WHAT IS REQUIRED
Quote the entries in full, character for character, without their images.

BEGIN

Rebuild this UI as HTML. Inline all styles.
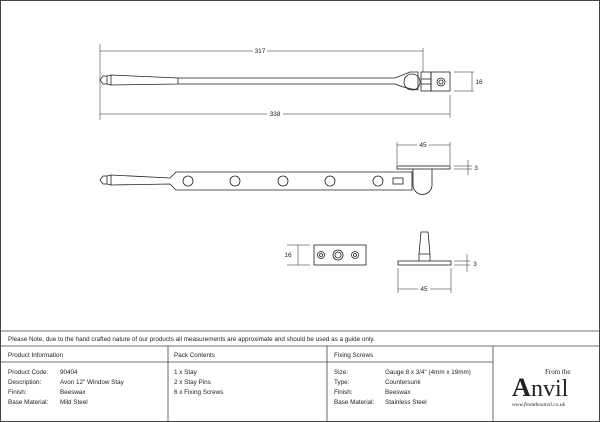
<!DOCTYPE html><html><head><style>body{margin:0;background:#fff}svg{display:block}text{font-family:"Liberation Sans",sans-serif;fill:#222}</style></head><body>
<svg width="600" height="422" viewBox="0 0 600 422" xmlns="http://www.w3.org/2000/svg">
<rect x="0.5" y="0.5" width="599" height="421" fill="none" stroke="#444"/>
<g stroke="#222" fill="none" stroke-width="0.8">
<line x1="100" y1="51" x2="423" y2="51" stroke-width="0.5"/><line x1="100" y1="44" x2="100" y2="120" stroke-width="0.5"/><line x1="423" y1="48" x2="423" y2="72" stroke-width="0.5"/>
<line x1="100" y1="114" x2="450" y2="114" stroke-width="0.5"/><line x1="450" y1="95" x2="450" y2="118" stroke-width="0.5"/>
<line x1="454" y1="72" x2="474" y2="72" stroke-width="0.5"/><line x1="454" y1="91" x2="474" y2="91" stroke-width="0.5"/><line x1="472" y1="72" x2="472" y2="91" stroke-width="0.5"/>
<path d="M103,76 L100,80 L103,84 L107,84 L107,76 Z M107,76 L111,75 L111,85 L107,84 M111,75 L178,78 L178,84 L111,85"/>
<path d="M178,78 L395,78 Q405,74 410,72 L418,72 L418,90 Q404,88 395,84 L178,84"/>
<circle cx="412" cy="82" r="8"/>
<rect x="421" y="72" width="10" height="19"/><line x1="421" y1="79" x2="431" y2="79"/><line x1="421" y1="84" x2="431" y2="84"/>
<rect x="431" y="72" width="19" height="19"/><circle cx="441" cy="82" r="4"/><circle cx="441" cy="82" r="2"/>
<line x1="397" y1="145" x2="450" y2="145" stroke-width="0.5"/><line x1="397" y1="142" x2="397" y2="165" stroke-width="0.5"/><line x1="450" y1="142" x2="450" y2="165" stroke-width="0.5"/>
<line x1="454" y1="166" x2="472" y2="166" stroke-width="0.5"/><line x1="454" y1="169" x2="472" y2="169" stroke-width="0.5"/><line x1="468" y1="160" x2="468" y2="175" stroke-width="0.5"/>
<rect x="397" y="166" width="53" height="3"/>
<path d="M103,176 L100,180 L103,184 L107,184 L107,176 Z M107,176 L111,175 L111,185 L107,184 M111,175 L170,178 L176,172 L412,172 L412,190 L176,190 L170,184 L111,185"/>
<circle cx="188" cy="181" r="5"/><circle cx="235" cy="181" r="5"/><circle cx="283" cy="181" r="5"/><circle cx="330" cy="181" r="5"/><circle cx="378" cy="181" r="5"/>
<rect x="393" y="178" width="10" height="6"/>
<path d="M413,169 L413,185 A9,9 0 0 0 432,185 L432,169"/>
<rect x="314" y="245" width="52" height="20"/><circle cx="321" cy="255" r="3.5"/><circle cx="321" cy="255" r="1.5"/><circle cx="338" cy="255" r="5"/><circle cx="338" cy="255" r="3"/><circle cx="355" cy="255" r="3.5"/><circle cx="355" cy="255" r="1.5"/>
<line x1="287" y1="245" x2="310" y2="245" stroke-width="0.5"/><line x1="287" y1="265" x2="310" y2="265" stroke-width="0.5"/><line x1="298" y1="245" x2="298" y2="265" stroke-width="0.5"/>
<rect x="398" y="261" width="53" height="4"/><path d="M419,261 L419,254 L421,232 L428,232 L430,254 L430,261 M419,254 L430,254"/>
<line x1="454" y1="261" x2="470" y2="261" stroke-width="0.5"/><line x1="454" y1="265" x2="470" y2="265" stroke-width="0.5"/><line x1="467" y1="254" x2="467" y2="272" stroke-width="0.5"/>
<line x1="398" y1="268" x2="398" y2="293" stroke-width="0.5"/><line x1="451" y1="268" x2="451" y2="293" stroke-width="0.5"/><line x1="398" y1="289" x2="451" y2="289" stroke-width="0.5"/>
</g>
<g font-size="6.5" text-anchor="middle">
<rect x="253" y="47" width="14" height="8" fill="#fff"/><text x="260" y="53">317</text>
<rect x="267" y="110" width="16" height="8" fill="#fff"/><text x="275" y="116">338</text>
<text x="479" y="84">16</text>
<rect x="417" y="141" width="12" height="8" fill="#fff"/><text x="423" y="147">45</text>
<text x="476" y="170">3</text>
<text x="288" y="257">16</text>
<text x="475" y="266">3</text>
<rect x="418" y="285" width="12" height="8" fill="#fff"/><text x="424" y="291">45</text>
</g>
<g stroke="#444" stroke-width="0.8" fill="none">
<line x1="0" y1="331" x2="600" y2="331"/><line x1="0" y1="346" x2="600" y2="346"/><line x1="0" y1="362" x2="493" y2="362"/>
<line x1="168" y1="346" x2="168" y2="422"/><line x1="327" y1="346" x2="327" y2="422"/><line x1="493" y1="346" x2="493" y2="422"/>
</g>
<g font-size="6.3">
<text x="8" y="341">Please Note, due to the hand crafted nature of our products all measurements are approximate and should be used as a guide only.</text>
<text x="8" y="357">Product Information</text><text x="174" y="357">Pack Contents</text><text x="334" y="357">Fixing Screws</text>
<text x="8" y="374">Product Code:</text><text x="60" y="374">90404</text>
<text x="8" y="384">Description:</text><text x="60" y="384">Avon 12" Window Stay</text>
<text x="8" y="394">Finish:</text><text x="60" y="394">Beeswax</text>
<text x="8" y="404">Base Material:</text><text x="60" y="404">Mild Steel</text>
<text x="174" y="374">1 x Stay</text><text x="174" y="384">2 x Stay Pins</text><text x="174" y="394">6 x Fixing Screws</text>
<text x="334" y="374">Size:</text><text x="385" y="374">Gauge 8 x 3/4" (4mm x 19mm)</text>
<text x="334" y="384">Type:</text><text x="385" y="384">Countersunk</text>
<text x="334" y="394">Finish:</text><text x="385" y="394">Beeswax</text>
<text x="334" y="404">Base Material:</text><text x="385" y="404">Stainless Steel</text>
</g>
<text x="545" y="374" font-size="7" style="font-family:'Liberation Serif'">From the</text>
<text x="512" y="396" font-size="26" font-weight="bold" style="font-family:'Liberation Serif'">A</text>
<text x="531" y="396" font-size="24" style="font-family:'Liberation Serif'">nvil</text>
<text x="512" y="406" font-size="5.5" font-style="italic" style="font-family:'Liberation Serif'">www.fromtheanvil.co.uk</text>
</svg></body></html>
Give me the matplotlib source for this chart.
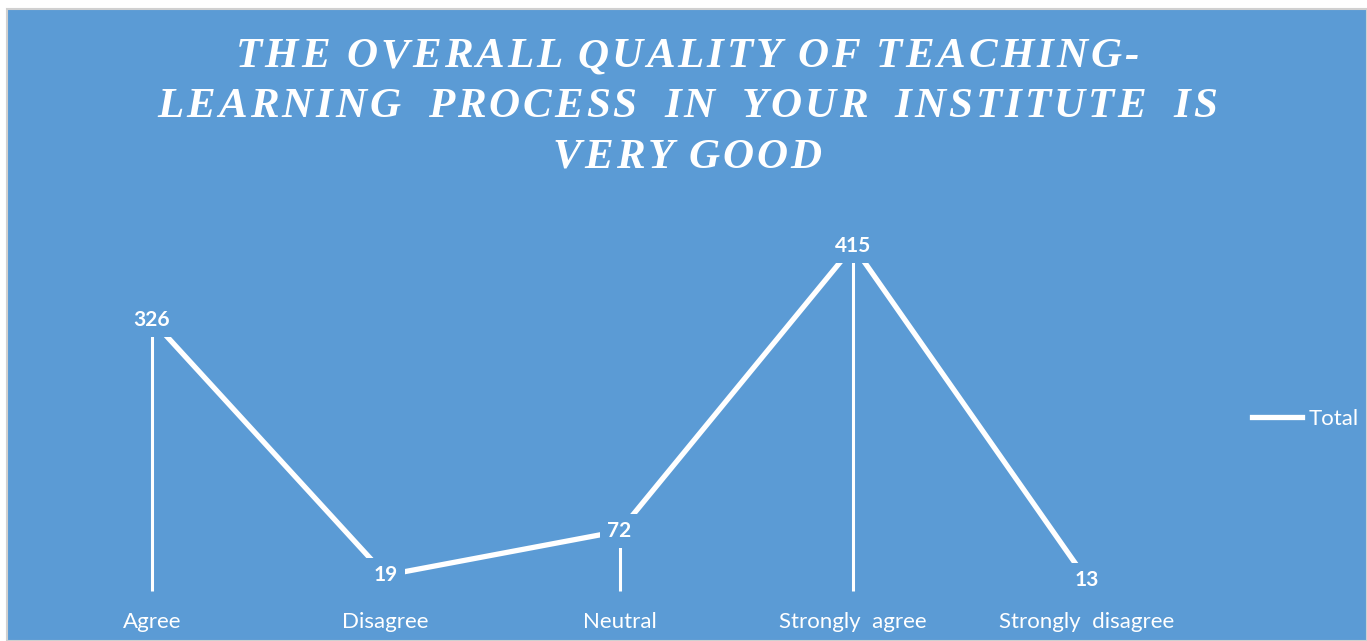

END

RESULT
Rebuild this UI as HTML. Inline all styles.
<!DOCTYPE html><html><head><style>body{margin:0;background:#fff}svg{display:block}text{font-family:"Liberation Sans",sans-serif;fill:#222}</style></head><body>
<svg width="600" height="422" viewBox="0 0 600 422" xmlns="http://www.w3.org/2000/svg">
<rect x="0.5" y="0.5" width="599" height="421" fill="none" stroke="#444"/>
<g stroke="#222" fill="none" stroke-width="0.8">
<line x1="100" y1="51" x2="423" y2="51" stroke-width="0.5"/><line x1="100" y1="44" x2="100" y2="120" stroke-width="0.5"/><line x1="423" y1="48" x2="423" y2="72" stroke-width="0.5"/>
<line x1="100" y1="114" x2="450" y2="114" stroke-width="0.5"/><line x1="450" y1="95" x2="450" y2="118" stroke-width="0.5"/>
<line x1="454" y1="72" x2="474" y2="72" stroke-width="0.5"/><line x1="454" y1="91" x2="474" y2="91" stroke-width="0.5"/><line x1="472" y1="72" x2="472" y2="91" stroke-width="0.5"/>
<path d="M103,76 L100,80 L103,84 L107,84 L107,76 Z M107,76 L111,75 L111,85 L107,84 M111,75 L178,78 L178,84 L111,85"/>
<path d="M178,78 L395,78 Q405,74 410,72 L418,72 L418,90 Q404,88 395,84 L178,84"/>
<circle cx="412" cy="82" r="8"/>
<rect x="421" y="72" width="10" height="19"/><line x1="421" y1="79" x2="431" y2="79"/><line x1="421" y1="84" x2="431" y2="84"/>
<rect x="431" y="72" width="19" height="19"/><circle cx="441" cy="82" r="4"/><circle cx="441" cy="82" r="2"/>
<line x1="397" y1="145" x2="450" y2="145" stroke-width="0.5"/><line x1="397" y1="142" x2="397" y2="165" stroke-width="0.5"/><line x1="450" y1="142" x2="450" y2="165" stroke-width="0.5"/>
<line x1="454" y1="166" x2="472" y2="166" stroke-width="0.5"/><line x1="454" y1="169" x2="472" y2="169" stroke-width="0.5"/><line x1="468" y1="160" x2="468" y2="175" stroke-width="0.5"/>
<rect x="397" y="166" width="53" height="3"/>
<path d="M103,176 L100,180 L103,184 L107,184 L107,176 Z M107,176 L111,175 L111,185 L107,184 M111,175 L170,178 L176,172 L412,172 L412,190 L176,190 L170,184 L111,185"/>
<circle cx="188" cy="181" r="5"/><circle cx="235" cy="181" r="5"/><circle cx="283" cy="181" r="5"/><circle cx="330" cy="181" r="5"/><circle cx="378" cy="181" r="5"/>
<rect x="393" y="178" width="10" height="6"/>
<path d="M413,169 L413,185 A9,9 0 0 0 432,185 L432,169"/>
<rect x="314" y="245" width="52" height="20"/><circle cx="321" cy="255" r="3.5"/><circle cx="321" cy="255" r="1.5"/><circle cx="338" cy="255" r="5"/><circle cx="338" cy="255" r="3"/><circle cx="355" cy="255" r="3.5"/><circle cx="355" cy="255" r="1.5"/>
<line x1="287" y1="245" x2="310" y2="245" stroke-width="0.5"/><line x1="287" y1="265" x2="310" y2="265" stroke-width="0.5"/><line x1="298" y1="245" x2="298" y2="265" stroke-width="0.5"/>
<rect x="398" y="261" width="53" height="4"/><path d="M419,261 L419,254 L421,232 L428,232 L430,254 L430,261 M419,254 L430,254"/>
<line x1="454" y1="261" x2="470" y2="261" stroke-width="0.5"/><line x1="454" y1="265" x2="470" y2="265" stroke-width="0.5"/><line x1="467" y1="254" x2="467" y2="272" stroke-width="0.5"/>
<line x1="398" y1="268" x2="398" y2="293" stroke-width="0.5"/><line x1="451" y1="268" x2="451" y2="293" stroke-width="0.5"/><line x1="398" y1="289" x2="451" y2="289" stroke-width="0.5"/>
</g>
<g font-size="6.5" text-anchor="middle">
<rect x="253" y="47" width="14" height="8" fill="#fff"/><text x="260" y="53">317</text>
<rect x="267" y="110" width="16" height="8" fill="#fff"/><text x="275" y="116">338</text>
<text x="479" y="84">16</text>
<rect x="417" y="141" width="12" height="8" fill="#fff"/><text x="423" y="147">45</text>
<text x="476" y="170">3</text>
<text x="288" y="257">16</text>
<text x="475" y="266">3</text>
<rect x="418" y="285" width="12" height="8" fill="#fff"/><text x="424" y="291">45</text>
</g>
<g stroke="#444" stroke-width="0.8" fill="none">
<line x1="0" y1="331" x2="600" y2="331"/><line x1="0" y1="346" x2="600" y2="346"/><line x1="0" y1="362" x2="493" y2="362"/>
<line x1="168" y1="346" x2="168" y2="422"/><line x1="327" y1="346" x2="327" y2="422"/><line x1="493" y1="346" x2="493" y2="422"/>
</g>
<g font-size="6.3">
<text x="8" y="341">Please Note, due to the hand crafted nature of our products all measurements are approximate and should be used as a guide only.</text>
<text x="8" y="357">Product Information</text><text x="174" y="357">Pack Contents</text><text x="334" y="357">Fixing Screws</text>
<text x="8" y="374">Product Code:</text><text x="60" y="374">90404</text>
<text x="8" y="384">Description:</text><text x="60" y="384">Avon 12" Window Stay</text>
<text x="8" y="394">Finish:</text><text x="60" y="394">Beeswax</text>
<text x="8" y="404">Base Material:</text><text x="60" y="404">Mild Steel</text>
<text x="174" y="374">1 x Stay</text><text x="174" y="384">2 x Stay Pins</text><text x="174" y="394">6 x Fixing Screws</text>
<text x="334" y="374">Size:</text><text x="385" y="374">Gauge 8 x 3/4" (4mm x 19mm)</text>
<text x="334" y="384">Type:</text><text x="385" y="384">Countersunk</text>
<text x="334" y="394">Finish:</text><text x="385" y="394">Beeswax</text>
<text x="334" y="404">Base Material:</text><text x="385" y="404">Stainless Steel</text>
</g>
<text x="545" y="374" font-size="7" style="font-family:'Liberation Serif'">From the</text>
<text x="512" y="396" font-size="26" font-weight="bold" style="font-family:'Liberation Serif'">A</text>
<text x="531" y="396" font-size="24" style="font-family:'Liberation Serif'">nvil</text>
<text x="512" y="406" font-size="5.5" font-style="italic" style="font-family:'Liberation Serif'">www.fromtheanvil.co.uk</text>
</svg></body></html>
Give me the matplotlib source for this chart.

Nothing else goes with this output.